__DATA PROVIDED__.
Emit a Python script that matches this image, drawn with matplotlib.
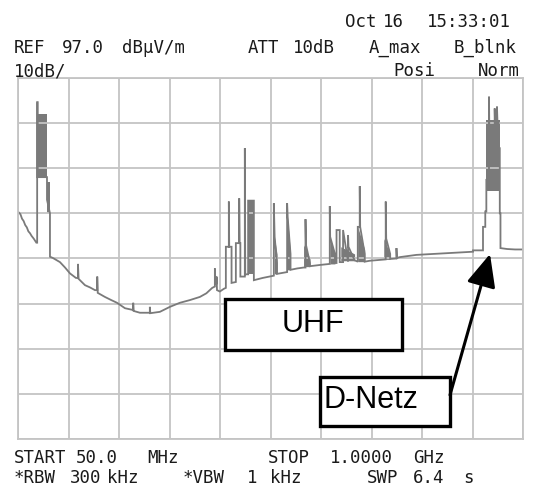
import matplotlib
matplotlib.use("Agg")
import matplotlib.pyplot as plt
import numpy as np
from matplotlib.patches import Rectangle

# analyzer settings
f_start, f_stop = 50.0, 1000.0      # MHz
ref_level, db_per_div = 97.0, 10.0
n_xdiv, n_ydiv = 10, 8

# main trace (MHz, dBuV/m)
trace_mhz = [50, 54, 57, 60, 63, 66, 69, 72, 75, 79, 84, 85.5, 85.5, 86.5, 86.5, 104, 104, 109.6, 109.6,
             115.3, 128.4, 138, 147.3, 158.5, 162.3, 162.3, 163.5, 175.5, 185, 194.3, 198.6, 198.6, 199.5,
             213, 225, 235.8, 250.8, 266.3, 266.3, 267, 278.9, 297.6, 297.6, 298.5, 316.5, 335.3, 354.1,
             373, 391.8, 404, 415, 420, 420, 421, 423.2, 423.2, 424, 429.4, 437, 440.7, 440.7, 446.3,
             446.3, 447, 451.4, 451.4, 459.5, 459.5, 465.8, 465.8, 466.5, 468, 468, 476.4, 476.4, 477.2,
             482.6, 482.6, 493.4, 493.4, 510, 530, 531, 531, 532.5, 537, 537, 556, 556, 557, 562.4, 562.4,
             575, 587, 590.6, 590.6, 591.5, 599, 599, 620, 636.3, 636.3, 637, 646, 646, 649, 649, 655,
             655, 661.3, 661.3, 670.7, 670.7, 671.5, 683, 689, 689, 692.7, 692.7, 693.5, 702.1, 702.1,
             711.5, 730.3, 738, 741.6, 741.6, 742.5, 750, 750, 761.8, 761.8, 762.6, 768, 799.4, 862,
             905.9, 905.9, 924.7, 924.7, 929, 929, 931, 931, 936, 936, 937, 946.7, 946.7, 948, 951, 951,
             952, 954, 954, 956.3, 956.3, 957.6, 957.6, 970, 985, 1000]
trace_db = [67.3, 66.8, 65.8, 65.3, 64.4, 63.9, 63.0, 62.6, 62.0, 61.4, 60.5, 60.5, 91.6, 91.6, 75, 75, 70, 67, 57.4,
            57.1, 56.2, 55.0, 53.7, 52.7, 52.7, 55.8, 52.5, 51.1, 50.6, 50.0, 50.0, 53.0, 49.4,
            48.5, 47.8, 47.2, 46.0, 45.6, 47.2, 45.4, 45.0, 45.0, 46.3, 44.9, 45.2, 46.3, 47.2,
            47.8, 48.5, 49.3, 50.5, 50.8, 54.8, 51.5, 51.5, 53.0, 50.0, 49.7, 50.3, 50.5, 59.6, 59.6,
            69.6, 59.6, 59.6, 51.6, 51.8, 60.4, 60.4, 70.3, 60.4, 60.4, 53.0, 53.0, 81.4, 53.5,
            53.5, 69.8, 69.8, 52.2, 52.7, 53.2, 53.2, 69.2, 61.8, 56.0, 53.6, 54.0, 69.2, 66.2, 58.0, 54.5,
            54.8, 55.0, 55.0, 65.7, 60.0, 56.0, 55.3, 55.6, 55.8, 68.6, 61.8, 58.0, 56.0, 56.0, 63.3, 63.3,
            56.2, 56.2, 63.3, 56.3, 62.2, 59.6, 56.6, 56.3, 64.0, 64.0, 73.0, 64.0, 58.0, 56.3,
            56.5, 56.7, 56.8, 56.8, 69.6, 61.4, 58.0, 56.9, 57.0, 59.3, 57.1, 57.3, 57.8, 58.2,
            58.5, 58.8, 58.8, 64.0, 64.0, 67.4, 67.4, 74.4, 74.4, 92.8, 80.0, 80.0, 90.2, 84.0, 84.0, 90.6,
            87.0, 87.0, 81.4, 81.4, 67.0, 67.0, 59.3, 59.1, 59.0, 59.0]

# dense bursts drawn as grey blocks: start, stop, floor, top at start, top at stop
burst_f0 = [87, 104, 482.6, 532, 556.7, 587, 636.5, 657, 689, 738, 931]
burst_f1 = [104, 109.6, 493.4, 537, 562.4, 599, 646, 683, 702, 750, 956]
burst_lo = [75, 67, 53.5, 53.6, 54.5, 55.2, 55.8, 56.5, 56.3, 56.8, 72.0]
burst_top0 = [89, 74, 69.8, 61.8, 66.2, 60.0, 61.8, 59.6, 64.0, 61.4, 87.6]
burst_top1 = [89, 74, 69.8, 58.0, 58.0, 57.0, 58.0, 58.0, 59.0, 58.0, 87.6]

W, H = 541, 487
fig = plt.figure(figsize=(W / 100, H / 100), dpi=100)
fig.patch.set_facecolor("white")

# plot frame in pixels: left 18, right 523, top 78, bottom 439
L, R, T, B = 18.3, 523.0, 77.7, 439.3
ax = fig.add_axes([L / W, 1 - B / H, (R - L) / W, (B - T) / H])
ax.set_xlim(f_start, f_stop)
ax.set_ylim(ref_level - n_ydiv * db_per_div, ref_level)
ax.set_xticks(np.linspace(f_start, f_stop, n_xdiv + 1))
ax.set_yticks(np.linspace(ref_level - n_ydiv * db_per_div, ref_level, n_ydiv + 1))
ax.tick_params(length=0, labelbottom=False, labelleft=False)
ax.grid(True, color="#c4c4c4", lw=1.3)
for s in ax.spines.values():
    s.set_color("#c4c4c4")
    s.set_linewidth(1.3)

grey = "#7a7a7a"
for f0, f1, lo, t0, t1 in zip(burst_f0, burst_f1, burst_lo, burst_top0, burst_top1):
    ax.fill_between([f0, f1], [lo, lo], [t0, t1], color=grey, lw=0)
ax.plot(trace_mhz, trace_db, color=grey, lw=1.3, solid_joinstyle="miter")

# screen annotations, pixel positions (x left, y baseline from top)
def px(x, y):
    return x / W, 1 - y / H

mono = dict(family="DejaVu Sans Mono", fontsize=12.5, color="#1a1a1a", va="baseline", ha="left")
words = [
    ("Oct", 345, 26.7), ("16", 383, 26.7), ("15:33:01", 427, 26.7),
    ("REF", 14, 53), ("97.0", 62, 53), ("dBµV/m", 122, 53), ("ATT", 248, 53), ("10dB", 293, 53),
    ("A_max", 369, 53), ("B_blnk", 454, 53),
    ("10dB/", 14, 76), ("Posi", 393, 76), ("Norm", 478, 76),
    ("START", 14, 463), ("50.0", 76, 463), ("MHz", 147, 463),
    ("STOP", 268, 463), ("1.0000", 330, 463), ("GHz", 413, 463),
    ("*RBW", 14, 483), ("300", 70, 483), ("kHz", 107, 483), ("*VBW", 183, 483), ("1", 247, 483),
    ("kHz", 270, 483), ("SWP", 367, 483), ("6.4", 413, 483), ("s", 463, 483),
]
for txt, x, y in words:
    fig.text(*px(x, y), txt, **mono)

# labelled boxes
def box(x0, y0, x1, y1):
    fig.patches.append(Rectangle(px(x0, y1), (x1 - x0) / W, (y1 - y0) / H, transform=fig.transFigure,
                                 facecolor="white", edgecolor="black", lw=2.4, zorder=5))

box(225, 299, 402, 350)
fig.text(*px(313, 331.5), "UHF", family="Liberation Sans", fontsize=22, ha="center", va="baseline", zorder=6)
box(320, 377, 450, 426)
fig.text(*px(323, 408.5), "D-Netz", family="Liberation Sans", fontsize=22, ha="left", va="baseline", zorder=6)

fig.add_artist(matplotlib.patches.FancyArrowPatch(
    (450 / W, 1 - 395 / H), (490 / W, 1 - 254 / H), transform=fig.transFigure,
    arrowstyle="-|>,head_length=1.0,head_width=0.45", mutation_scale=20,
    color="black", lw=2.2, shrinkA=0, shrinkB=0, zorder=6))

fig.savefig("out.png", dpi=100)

__TASK TO CARRY OUT__. Make an exact reproduction of the listing above, without any pictures.

__RESPONSE BELOW__.
Emit a Python script that matches this image, drawn with matplotlib.
import matplotlib
matplotlib.use("Agg")
import matplotlib.pyplot as plt
import numpy as np
from matplotlib.patches import Rectangle

# analyzer settings
f_start, f_stop = 50.0, 1000.0      # MHz
ref_level, db_per_div = 97.0, 10.0
n_xdiv, n_ydiv = 10, 8

# main trace (MHz, dBuV/m)
trace_mhz = [50, 54, 57, 60, 63, 66, 69, 72, 75, 79, 84, 85.5, 85.5, 86.5, 86.5, 104, 104, 109.6, 109.6,
             115.3, 128.4, 138, 147.3, 158.5, 162.3, 162.3, 163.5, 175.5, 185, 194.3, 198.6, 198.6, 199.5,
             213, 225, 235.8, 250.8, 266.3, 266.3, 267, 278.9, 297.6, 297.6, 298.5, 316.5, 335.3, 354.1,
             373, 391.8, 404, 415, 420, 420, 421, 423.2, 423.2, 424, 429.4, 437, 440.7, 440.7, 446.3,
             446.3, 447, 451.4, 451.4, 459.5, 459.5, 465.8, 465.8, 466.5, 468, 468, 476.4, 476.4, 477.2,
             482.6, 482.6, 493.4, 493.4, 510, 530, 531, 531, 532.5, 537, 537, 556, 556, 557, 562.4, 562.4,
             575, 587, 590.6, 590.6, 591.5, 599, 599, 620, 636.3, 636.3, 637, 646, 646, 649, 649, 655,
             655, 661.3, 661.3, 670.7, 670.7, 671.5, 683, 689, 689, 692.7, 692.7, 693.5, 702.1, 702.1,
             711.5, 730.3, 738, 741.6, 741.6, 742.5, 750, 750, 761.8, 761.8, 762.6, 768, 799.4, 862,
             905.9, 905.9, 924.7, 924.7, 929, 929, 931, 931, 936, 936, 937, 946.7, 946.7, 948, 951, 951,
             952, 954, 954, 956.3, 956.3, 957.6, 957.6, 970, 985, 1000]
trace_db = [67.3, 66.8, 65.8, 65.3, 64.4, 63.9, 63.0, 62.6, 62.0, 61.4, 60.5, 60.5, 91.6, 91.6, 75, 75, 70, 67, 57.4,
            57.1, 56.2, 55.0, 53.7, 52.7, 52.7, 55.8, 52.5, 51.1, 50.6, 50.0, 50.0, 53.0, 49.4,
            48.5, 47.8, 47.2, 46.0, 45.6, 47.2, 45.4, 45.0, 45.0, 46.3, 44.9, 45.2, 46.3, 47.2,
            47.8, 48.5, 49.3, 50.5, 50.8, 54.8, 51.5, 51.5, 53.0, 50.0, 49.7, 50.3, 50.5, 59.6, 59.6,
            69.6, 59.6, 59.6, 51.6, 51.8, 60.4, 60.4, 70.3, 60.4, 60.4, 53.0, 53.0, 81.4, 53.5,
            53.5, 69.8, 69.8, 52.2, 52.7, 53.2, 53.2, 69.2, 61.8, 56.0, 53.6, 54.0, 69.2, 66.2, 58.0, 54.5,
            54.8, 55.0, 55.0, 65.7, 60.0, 56.0, 55.3, 55.6, 55.8, 68.6, 61.8, 58.0, 56.0, 56.0, 63.3, 63.3,
            56.2, 56.2, 63.3, 56.3, 62.2, 59.6, 56.6, 56.3, 64.0, 64.0, 73.0, 64.0, 58.0, 56.3,
            56.5, 56.7, 56.8, 56.8, 69.6, 61.4, 58.0, 56.9, 57.0, 59.3, 57.1, 57.3, 57.8, 58.2,
            58.5, 58.8, 58.8, 64.0, 64.0, 67.4, 67.4, 74.4, 74.4, 92.8, 80.0, 80.0, 90.2, 84.0, 84.0, 90.6,
            87.0, 87.0, 81.4, 81.4, 67.0, 67.0, 59.3, 59.1, 59.0, 59.0]

# dense bursts drawn as grey blocks: start, stop, floor, top at start, top at stop
burst_f0 = [87, 104, 482.6, 532, 556.7, 587, 636.5, 657, 689, 738, 931]
burst_f1 = [104, 109.6, 493.4, 537, 562.4, 599, 646, 683, 702, 750, 956]
burst_lo = [75, 67, 53.5, 53.6, 54.5, 55.2, 55.8, 56.5, 56.3, 56.8, 72.0]
burst_top0 = [89, 74, 69.8, 61.8, 66.2, 60.0, 61.8, 59.6, 64.0, 61.4, 87.6]
burst_top1 = [89, 74, 69.8, 58.0, 58.0, 57.0, 58.0, 58.0, 59.0, 58.0, 87.6]

W, H = 541, 487
fig = plt.figure(figsize=(W / 100, H / 100), dpi=100)
fig.patch.set_facecolor("white")

# plot frame in pixels: left 18, right 523, top 78, bottom 439
L, R, T, B = 18.3, 523.0, 77.7, 439.3
ax = fig.add_axes([L / W, 1 - B / H, (R - L) / W, (B - T) / H])
ax.set_xlim(f_start, f_stop)
ax.set_ylim(ref_level - n_ydiv * db_per_div, ref_level)
ax.set_xticks(np.linspace(f_start, f_stop, n_xdiv + 1))
ax.set_yticks(np.linspace(ref_level - n_ydiv * db_per_div, ref_level, n_ydiv + 1))
ax.tick_params(length=0, labelbottom=False, labelleft=False)
ax.grid(True, color="#c4c4c4", lw=1.3)
for s in ax.spines.values():
    s.set_color("#c4c4c4")
    s.set_linewidth(1.3)

grey = "#7a7a7a"
for f0, f1, lo, t0, t1 in zip(burst_f0, burst_f1, burst_lo, burst_top0, burst_top1):
    ax.fill_between([f0, f1], [lo, lo], [t0, t1], color=grey, lw=0)
ax.plot(trace_mhz, trace_db, color=grey, lw=1.3, solid_joinstyle="miter")

# screen annotations, pixel positions (x left, y baseline from top)
def px(x, y):
    return x / W, 1 - y / H

mono = dict(family="DejaVu Sans Mono", fontsize=12.5, color="#1a1a1a", va="baseline", ha="left")
words = [
    ("Oct", 345, 26.7), ("16", 383, 26.7), ("15:33:01", 427, 26.7),
    ("REF", 14, 53), ("97.0", 62, 53), ("dBµV/m", 122, 53), ("ATT", 248, 53), ("10dB", 293, 53),
    ("A_max", 369, 53), ("B_blnk", 454, 53),
    ("10dB/", 14, 76), ("Posi", 393, 76), ("Norm", 478, 76),
    ("START", 14, 463), ("50.0", 76, 463), ("MHz", 147, 463),
    ("STOP", 268, 463), ("1.0000", 330, 463), ("GHz", 413, 463),
    ("*RBW", 14, 483), ("300", 70, 483), ("kHz", 107, 483), ("*VBW", 183, 483), ("1", 247, 483),
    ("kHz", 270, 483), ("SWP", 367, 483), ("6.4", 413, 483), ("s", 463, 483),
]
for txt, x, y in words:
    fig.text(*px(x, y), txt, **mono)

# labelled boxes
def box(x0, y0, x1, y1):
    fig.patches.append(Rectangle(px(x0, y1), (x1 - x0) / W, (y1 - y0) / H, transform=fig.transFigure,
                                 facecolor="white", edgecolor="black", lw=2.4, zorder=5))

box(225, 299, 402, 350)
fig.text(*px(313, 331.5), "UHF", family="Liberation Sans", fontsize=22, ha="center", va="baseline", zorder=6)
box(320, 377, 450, 426)
fig.text(*px(323, 408.5), "D-Netz", family="Liberation Sans", fontsize=22, ha="left", va="baseline", zorder=6)

fig.add_artist(matplotlib.patches.FancyArrowPatch(
    (450 / W, 1 - 395 / H), (490 / W, 1 - 254 / H), transform=fig.transFigure,
    arrowstyle="-|>,head_length=1.0,head_width=0.45", mutation_scale=20,
    color="black", lw=2.2, shrinkA=0, shrinkB=0, zorder=6))

fig.savefig("out.png", dpi=100)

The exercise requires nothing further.